*DO THIS*: The listing beneath should be written out in full, exactly as shown.

+ + + +

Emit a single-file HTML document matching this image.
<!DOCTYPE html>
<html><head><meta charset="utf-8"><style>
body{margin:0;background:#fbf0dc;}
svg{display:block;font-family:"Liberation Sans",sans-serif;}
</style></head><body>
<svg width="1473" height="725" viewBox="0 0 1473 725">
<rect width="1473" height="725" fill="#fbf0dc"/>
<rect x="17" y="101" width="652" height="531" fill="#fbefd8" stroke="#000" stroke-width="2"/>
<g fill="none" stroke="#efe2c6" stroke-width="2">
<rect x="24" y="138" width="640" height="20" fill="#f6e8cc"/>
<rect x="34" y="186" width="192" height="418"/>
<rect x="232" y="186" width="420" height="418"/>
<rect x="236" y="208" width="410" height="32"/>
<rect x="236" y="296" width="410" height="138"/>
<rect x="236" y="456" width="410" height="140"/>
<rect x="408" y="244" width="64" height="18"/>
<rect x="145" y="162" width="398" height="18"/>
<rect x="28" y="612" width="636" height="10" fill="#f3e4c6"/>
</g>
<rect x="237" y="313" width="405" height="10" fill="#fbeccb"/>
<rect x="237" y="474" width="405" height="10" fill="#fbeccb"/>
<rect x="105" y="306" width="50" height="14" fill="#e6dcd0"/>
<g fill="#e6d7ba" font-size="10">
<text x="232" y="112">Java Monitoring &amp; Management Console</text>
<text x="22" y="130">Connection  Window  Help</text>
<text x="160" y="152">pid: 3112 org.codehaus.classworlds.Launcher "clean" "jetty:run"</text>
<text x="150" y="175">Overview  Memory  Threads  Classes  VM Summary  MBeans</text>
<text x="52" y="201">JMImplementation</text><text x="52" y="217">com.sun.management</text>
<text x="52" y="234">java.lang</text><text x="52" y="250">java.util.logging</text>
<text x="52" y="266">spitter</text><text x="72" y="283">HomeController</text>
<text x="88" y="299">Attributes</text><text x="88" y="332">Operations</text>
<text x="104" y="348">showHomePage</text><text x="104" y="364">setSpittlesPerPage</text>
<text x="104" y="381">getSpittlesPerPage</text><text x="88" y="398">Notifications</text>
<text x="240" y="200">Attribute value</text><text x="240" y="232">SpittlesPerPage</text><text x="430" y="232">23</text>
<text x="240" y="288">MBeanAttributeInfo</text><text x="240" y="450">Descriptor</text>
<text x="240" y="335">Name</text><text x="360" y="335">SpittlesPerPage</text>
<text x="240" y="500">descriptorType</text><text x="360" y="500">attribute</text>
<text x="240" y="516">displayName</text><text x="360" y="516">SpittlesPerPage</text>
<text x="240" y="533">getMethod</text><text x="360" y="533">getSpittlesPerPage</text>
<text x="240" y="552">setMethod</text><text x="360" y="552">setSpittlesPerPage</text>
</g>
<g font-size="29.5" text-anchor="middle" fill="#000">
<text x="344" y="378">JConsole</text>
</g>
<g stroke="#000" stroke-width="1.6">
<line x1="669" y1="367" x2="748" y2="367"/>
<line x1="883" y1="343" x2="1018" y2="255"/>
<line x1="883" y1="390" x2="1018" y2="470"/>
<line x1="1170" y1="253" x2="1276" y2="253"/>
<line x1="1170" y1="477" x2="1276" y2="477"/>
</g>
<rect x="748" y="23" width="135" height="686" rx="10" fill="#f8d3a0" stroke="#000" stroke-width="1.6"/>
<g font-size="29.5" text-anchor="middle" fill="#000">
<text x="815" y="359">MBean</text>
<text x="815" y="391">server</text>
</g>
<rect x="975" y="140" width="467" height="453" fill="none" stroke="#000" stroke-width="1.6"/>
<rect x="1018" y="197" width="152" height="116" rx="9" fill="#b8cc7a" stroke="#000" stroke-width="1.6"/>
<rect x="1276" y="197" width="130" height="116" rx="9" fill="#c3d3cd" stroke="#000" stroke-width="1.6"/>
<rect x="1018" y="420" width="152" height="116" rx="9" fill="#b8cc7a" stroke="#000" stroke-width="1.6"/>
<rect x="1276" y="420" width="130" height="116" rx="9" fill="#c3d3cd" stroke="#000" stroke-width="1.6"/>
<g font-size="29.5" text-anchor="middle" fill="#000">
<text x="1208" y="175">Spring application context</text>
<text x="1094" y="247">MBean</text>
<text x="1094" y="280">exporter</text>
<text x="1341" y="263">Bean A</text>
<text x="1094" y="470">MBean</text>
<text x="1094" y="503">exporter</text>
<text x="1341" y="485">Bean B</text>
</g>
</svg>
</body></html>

+ + + +

*TASK ANSWER*:
Emit a single-file HTML document matching this image.
<!DOCTYPE html>
<html><head><meta charset="utf-8"><style>
body{margin:0;background:#fbf0dc;}
svg{display:block;font-family:"Liberation Sans",sans-serif;}
</style></head><body>
<svg width="1473" height="725" viewBox="0 0 1473 725">
<rect width="1473" height="725" fill="#fbf0dc"/>
<rect x="17" y="101" width="652" height="531" fill="#fbefd8" stroke="#000" stroke-width="2"/>
<g fill="none" stroke="#efe2c6" stroke-width="2">
<rect x="24" y="138" width="640" height="20" fill="#f6e8cc"/>
<rect x="34" y="186" width="192" height="418"/>
<rect x="232" y="186" width="420" height="418"/>
<rect x="236" y="208" width="410" height="32"/>
<rect x="236" y="296" width="410" height="138"/>
<rect x="236" y="456" width="410" height="140"/>
<rect x="408" y="244" width="64" height="18"/>
<rect x="145" y="162" width="398" height="18"/>
<rect x="28" y="612" width="636" height="10" fill="#f3e4c6"/>
</g>
<rect x="237" y="313" width="405" height="10" fill="#fbeccb"/>
<rect x="237" y="474" width="405" height="10" fill="#fbeccb"/>
<rect x="105" y="306" width="50" height="14" fill="#e6dcd0"/>
<g fill="#e6d7ba" font-size="10">
<text x="232" y="112">Java Monitoring &amp; Management Console</text>
<text x="22" y="130">Connection  Window  Help</text>
<text x="160" y="152">pid: 3112 org.codehaus.classworlds.Launcher "clean" "jetty:run"</text>
<text x="150" y="175">Overview  Memory  Threads  Classes  VM Summary  MBeans</text>
<text x="52" y="201">JMImplementation</text><text x="52" y="217">com.sun.management</text>
<text x="52" y="234">java.lang</text><text x="52" y="250">java.util.logging</text>
<text x="52" y="266">spitter</text><text x="72" y="283">HomeController</text>
<text x="88" y="299">Attributes</text><text x="88" y="332">Operations</text>
<text x="104" y="348">showHomePage</text><text x="104" y="364">setSpittlesPerPage</text>
<text x="104" y="381">getSpittlesPerPage</text><text x="88" y="398">Notifications</text>
<text x="240" y="200">Attribute value</text><text x="240" y="232">SpittlesPerPage</text><text x="430" y="232">23</text>
<text x="240" y="288">MBeanAttributeInfo</text><text x="240" y="450">Descriptor</text>
<text x="240" y="335">Name</text><text x="360" y="335">SpittlesPerPage</text>
<text x="240" y="500">descriptorType</text><text x="360" y="500">attribute</text>
<text x="240" y="516">displayName</text><text x="360" y="516">SpittlesPerPage</text>
<text x="240" y="533">getMethod</text><text x="360" y="533">getSpittlesPerPage</text>
<text x="240" y="552">setMethod</text><text x="360" y="552">setSpittlesPerPage</text>
</g>
<g font-size="29.5" text-anchor="middle" fill="#000">
<text x="344" y="378">JConsole</text>
</g>
<g stroke="#000" stroke-width="1.6">
<line x1="669" y1="367" x2="748" y2="367"/>
<line x1="883" y1="343" x2="1018" y2="255"/>
<line x1="883" y1="390" x2="1018" y2="470"/>
<line x1="1170" y1="253" x2="1276" y2="253"/>
<line x1="1170" y1="477" x2="1276" y2="477"/>
</g>
<rect x="748" y="23" width="135" height="686" rx="10" fill="#f8d3a0" stroke="#000" stroke-width="1.6"/>
<g font-size="29.5" text-anchor="middle" fill="#000">
<text x="815" y="359">MBean</text>
<text x="815" y="391">server</text>
</g>
<rect x="975" y="140" width="467" height="453" fill="none" stroke="#000" stroke-width="1.6"/>
<rect x="1018" y="197" width="152" height="116" rx="9" fill="#b8cc7a" stroke="#000" stroke-width="1.6"/>
<rect x="1276" y="197" width="130" height="116" rx="9" fill="#c3d3cd" stroke="#000" stroke-width="1.6"/>
<rect x="1018" y="420" width="152" height="116" rx="9" fill="#b8cc7a" stroke="#000" stroke-width="1.6"/>
<rect x="1276" y="420" width="130" height="116" rx="9" fill="#c3d3cd" stroke="#000" stroke-width="1.6"/>
<g font-size="29.5" text-anchor="middle" fill="#000">
<text x="1208" y="175">Spring application context</text>
<text x="1094" y="247">MBean</text>
<text x="1094" y="280">exporter</text>
<text x="1341" y="263">Bean A</text>
<text x="1094" y="470">MBean</text>
<text x="1094" y="503">exporter</text>
<text x="1341" y="485">Bean B</text>
</g>
</svg>
</body></html>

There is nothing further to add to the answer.